→ **What is asked**:
Keep only the lines of the listing that include the word "this", and copy them.

::::::

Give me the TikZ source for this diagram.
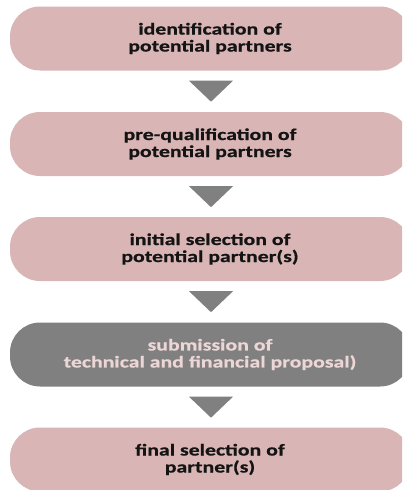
\documentclass[tikz,border=0pt]{standalone}
\usepackage{fontspec}
\setmainfont{Carlito}[FakeStretch=1.32,BoldFeatures={FakeBold=0.6}]
\definecolor{stepfill}{RGB}{217,181,181}
\definecolor{stepdark}{RGB}{128,128,128}
\definecolor{steptextlight}{RGB}{236,214,214}
\definecolor{steptext}{RGB}{20,20,20}
\definecolor{arrowgray}{RGB}{128,128,128}
\begin{document}
\begin{tikzpicture}[x=1pt,y=-1pt,
  stepbox/.style={draw=none,fill=stepfill,rounded corners=30pt,
    minimum width=400pt,minimum height=64pt,inner sep=0pt,
    align=center,text=steptext,
    font=\bfseries\fontsize{16.5}{17}\selectfont},
  darkbox/.style={stepbox,fill=stepdark,text=steptextlight}]
\useasboundingbox (0,0) rectangle (402,490);
\clip (0,0) rectangle (402,490);
\node[stepbox]  (s1) at (210,38.5)  {identification of\\potential partners};
\node[stepbox]  (s2) at (210,144)   {pre-qualification of\\potential partners};
\node[stepbox]  (s3) at (210,249)   {initial selection of\\potential partner(s)};
\node[darkbox]  (s4) at (210,354.5) {submission of\\technical and financial proposal)};
\node[stepbox]  (s5) at (210,459.5) {final selection of\\partner(s)};
% downward triangles between the steps
\foreach \a/\b in {s1/s2,s2/s3,s3/s4,s4/s5}{
  \path (\a.south) ++(1,10) coordinate (t\a);
  \fill[arrowgray] (t\a) ++(-22,0) -- ++(44,0) -- ++(-22,21) -- cycle;
}
\end{tikzpicture}
\end{document}
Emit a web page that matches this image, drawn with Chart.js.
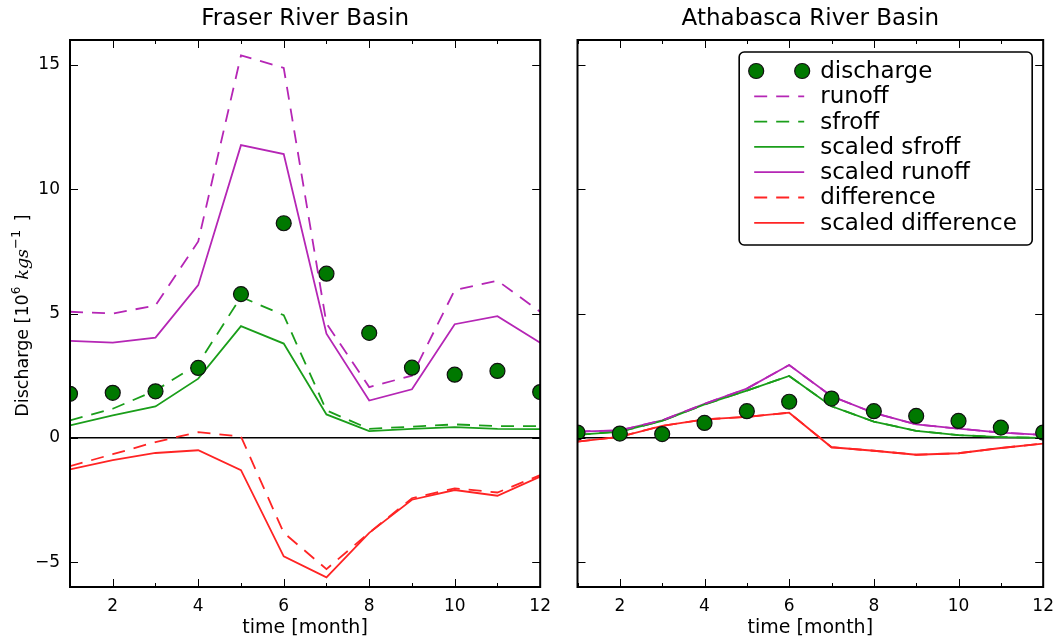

::::::

→ **Full output**:
Give me the TikZ source for this diagram.
Emit a web page that matches this image, drawn with Chart.js.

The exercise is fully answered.